# Supplement Store in Barcelona (Whey Protein, Creatine etc.)



## RobertoCarey

Hi, just signed up to a gym but can´t seem to find a good supplement store like GNC.
The Pharmacias don´t have the products that I want.
Anyone know one?

Gracias


----------



## aletadetiburon

RobertoCarey said:


> Hi, just signed up to a gym but can´t seem to find a good supplement store like GNC.
> The Pharmacias don´t have the products that I want.
> Anyone know one?
> 
> Gracias


Hi Roberto,

I'm curious to see if you had any luck since you posted this in November since you didn't get any responses. I recently moved to Barcelona and will be looking for similar products.

-Aleta


----------



## elisa31bcn

There is a GNC store in the Diagonal Mar Centro Comercial....


----------



## spanish_londoner

RobertoCarey said:


> Hi, just signed up to a gym but can´t seem to find a good supplement store like GNC.
> The Pharmacias don´t have the products that I want.
> Anyone know one?
> 
> Gracias


There is a good stall in Diagonal Mar as mentioned above, i bought a protein shake off them for a good price.

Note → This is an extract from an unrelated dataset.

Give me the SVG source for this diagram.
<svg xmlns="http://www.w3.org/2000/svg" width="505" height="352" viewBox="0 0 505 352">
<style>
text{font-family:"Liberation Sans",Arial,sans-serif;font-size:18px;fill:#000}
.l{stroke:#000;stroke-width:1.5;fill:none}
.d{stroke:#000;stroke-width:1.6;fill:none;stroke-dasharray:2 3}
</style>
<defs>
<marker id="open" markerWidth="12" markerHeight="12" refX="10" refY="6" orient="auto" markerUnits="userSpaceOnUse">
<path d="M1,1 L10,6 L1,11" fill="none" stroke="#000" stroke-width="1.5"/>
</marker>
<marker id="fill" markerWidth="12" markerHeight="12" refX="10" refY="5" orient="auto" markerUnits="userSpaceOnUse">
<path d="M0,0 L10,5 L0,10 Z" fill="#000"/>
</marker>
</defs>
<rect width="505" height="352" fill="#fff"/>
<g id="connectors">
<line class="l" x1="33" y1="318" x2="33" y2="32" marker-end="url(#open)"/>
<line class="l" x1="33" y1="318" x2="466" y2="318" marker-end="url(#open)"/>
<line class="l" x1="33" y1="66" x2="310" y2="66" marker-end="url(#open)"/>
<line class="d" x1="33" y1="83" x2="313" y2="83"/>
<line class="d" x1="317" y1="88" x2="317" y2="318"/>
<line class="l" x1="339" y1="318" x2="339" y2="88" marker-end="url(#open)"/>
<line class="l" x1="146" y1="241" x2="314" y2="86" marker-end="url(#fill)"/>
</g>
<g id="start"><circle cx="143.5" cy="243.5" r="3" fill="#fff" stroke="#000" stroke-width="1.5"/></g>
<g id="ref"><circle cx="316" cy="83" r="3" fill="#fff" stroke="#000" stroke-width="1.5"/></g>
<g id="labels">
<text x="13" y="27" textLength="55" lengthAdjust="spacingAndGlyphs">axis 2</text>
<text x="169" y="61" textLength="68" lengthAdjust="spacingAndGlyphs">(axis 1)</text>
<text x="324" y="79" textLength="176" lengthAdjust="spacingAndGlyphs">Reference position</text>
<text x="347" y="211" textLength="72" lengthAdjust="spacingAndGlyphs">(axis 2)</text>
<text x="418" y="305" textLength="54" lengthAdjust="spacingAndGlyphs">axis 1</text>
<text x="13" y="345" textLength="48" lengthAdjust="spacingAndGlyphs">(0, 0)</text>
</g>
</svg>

Also if your near Universitat, there is a supplement shop in carrer muntaner around about number 31.

or if you can order online, myprotein.es does very good prices, and the shakes are very good.


----------



## RobertoCarey

elisa31bcn said:


> There is a GNC store in the Diagonal Mar Centro Comercial....


Thanks!


----------



## RobertoCarey

aletadetiburon said:


> Hi Roberto,
> 
> I'm curious to see if you had any luck since you posted this in November since you didn't get any responses. I recently moved to Barcelona and will be looking for similar products.
> 
> -Aleta


I saw a store near Parc Guell, but will check GNC out.

http://www.diagonalmarcentre.es/en/tiendas/gnc/


----------